Working in such volatile surroundings forced Johnson to seriously consider his own safety, particularly when he entered the area around the Fukushima Daiichi nuclear reactor, which was badly damaged in the earthquake and tsunami of March 11.

“There were certainly times when we were like holy moly, what are we doing? But it was actually more the tsunami than the radiation [that frightened us].”

“We came across one building, it was two-storied, and it had a bus on top of the roof. That made you appreciate the size and scale of the wave, so it was always a bit scary wondering exactly what’s coming and how it could happen.”

Despite the significant hurdles in coordinating the Japan effort, Johnson still felt the trip was successful and he remains heavily involved now he’s back in New Zealand.

“I actually had a meeting last night with the team in Japan,” he says with obvious enthusiasm, “there’s 10 people who are now running the operation…it’s pretty difficult, it’s a lot slower than what it is here and bigger. But it seems to be working well.”
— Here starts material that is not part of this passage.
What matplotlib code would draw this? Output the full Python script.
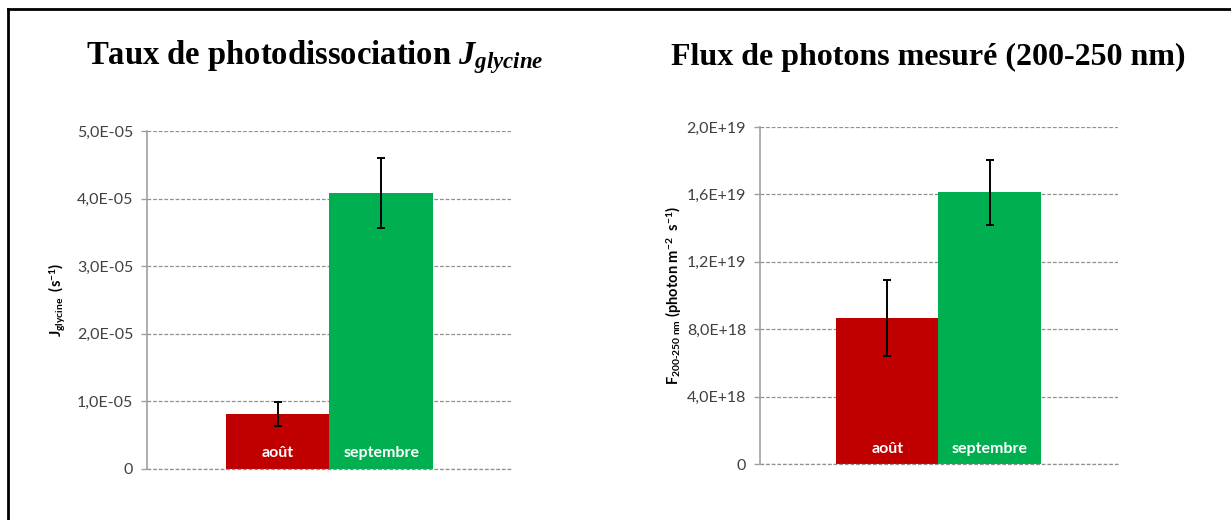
import matplotlib
matplotlib.use("Agg")
import matplotlib.pyplot as plt
from matplotlib.lines import Line2D

plt.rcParams['mathtext.fontset'] = 'custom'
plt.rcParams['mathtext.it'] = 'Liberation Serif:italic:bold'
plt.rcParams['mathtext.rm'] = 'Liberation Serif:bold'
plt.rcParams['mathtext.bf'] = 'Liberation Serif:bold'

# ---- data ----
categories = ['août', 'septembre']
colors = ['#C00000', '#00B050']

j_values = [8.1e-6, 4.08e-5]
j_errors = [1.8e-6, 5.2e-6]
j_ticks = [0, 1e-5, 2e-5, 3e-5, 4e-5, 5e-5]
j_ticklabels = ['0', '1,0E-05', '2,0E-05', '3,0E-05', '4,0E-05', '5,0E-05']

f_values = [8.66e18, 1.614e19]
f_errors = [2.25e18, 1.93e18]
f_ticks = [0, 4e18, 8e18, 1.2e19, 1.6e19, 2.0e19]
f_ticklabels = ['0', '4,0E+18', '8,0E+18', '1,2E+19', '1,6E+19', '2,0E+19']

W, H = 1231, 520
fig = plt.figure(figsize=(W / 100, H / 100), dpi=100)

# frame border
fig.add_artist(Line2D([7.5 / W, 7.5 / W], [0, 1 - 9 / H], color='black', lw=2, transform=fig.transFigure))
fig.add_artist(Line2D([7.5 / W, 1], [1 - 9 / H, 1 - 9 / H], color='black', lw=2, transform=fig.transFigure))

tick_font = dict(family=['Lato', 'DejaVu Sans'], size=11.5, color='#404040')


def make_panel(rect, values, errors, ticks, ticklabels, xlim, ylabel, label_y, ylabel_x):
    ax = fig.add_axes(rect)
    x = list(range(len(categories)))
    ax.bar(x, values, width=1.0, color=colors, zorder=2)
    ax.errorbar(x, values, yerr=errors, fmt='none', ecolor='black', elinewidth=1.4,
                capsize=3, capthick=1.4, zorder=3)
    ax.set_xlim(*xlim)
    ax.set_ylim(ticks[0], ticks[-1])
    ax.set_yticks(ticks)
    ax.set_yticklabels(ticklabels, **tick_font)
    ax.set_xticks([])
    for s in ['top', 'right', 'bottom']:
        ax.spines[s].set_visible(False)
    ax.spines['left'].set_color('#A0A0A0')
    ax.spines['left'].set_linewidth(1.2)
    ax.tick_params(axis='y', length=4, color='#A0A0A0', width=1, pad=6)
    ax.yaxis.grid(True, linestyle=(0, (3, 1.5)), color='#909090', lw=0.9, zorder=0)
    ax.axhline(ticks[0], linestyle=(0, (3, 1.5)), color='#909090', lw=0.9, zorder=5, clip_on=False)
    ax.set_axisbelow(True)
    for xi, cat in zip(x, categories):
        ax.text(xi, label_y, cat, ha='center', va='center', color='white',
                fontweight='bold', family=['Lato', 'DejaVu Sans'], fontsize=11.5,
                transform=ax.get_xaxis_transform(), zorder=4)
    ax.set_ylabel(ylabel, fontsize=10.5, fontweight='bold', family=['Lato', 'DejaVu Sans'],
                  color='black')
    ax.yaxis.set_label_coords(ylabel_x, 0.5)
    return ax


axL = make_panel([147 / W, 1 - 469 / H, 364 / W, 338 / H], j_values, j_errors, j_ticks,
                 j_ticklabels, (-1.263, 2.254),
                 r'J$_{\mathregular{glycine}}$  (s$^{\mathregular{-1}}$)', 0.048, -79 / 364)
axR = make_panel([760 / W, 1 - 464 / H, 358 / W, 337 / H], f_values, f_errors, f_ticks,
                 f_ticklabels, (-1.241, 2.251),
                 r'F$_{\mathregular{200\text{-}250\ nm}}$ (photon m$^{\mathregular{-2}}$  s$^{\mathregular{-1}}$)',
                 0.045, -77 / 358)

fig.text(315 / W, 1 - 57 / H, r'Taux de photodissociation $J_{glycine}$', ha='center', va='center',
         family='Liberation Serif', fontweight='bold', fontsize=23.5)
fig.text(928 / W, 1 - 57 / H, 'Flux de photons mesuré (200-250 nm)', ha='center', va='center',
         family='Liberation Serif', fontweight='bold', fontsize=23)

fig.savefig('out.png', dpi=100, facecolor='white')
Following the success of the Japan trip, Johnson received a Sir Peter Blake Leadership Award in New Zealand and has been invited to India to speak at a global change-makers conference.

When quizzed on his new-found media profile he reverts to a 22 year-old student, “the media attention is bizarre and it’s never-ending; Radio New Zealand rang me five times tonight and it’s like, holy can you just give us some breathing time!”

That breathing time may be some way off yet, as there is plenty to keep him occupied in Christchurch.

“We’ve only just begun…it’s really difficult to try and picture what happens when everything is changing so dramatically around us. I want to really…make sure the residents are involved in the rebuild of Christchurch, because if they’re not, no one’s going to live here.”

It would seem politics is a natural progression for Johnson and he admits to harbouring such ambitions, “I’ve always been interested in politics…but certainly not in the short term, I think politics is something I’d like to get into later in life.”

For now his focus is on Christchurch, and in Sam Johnson, the city has a great asset.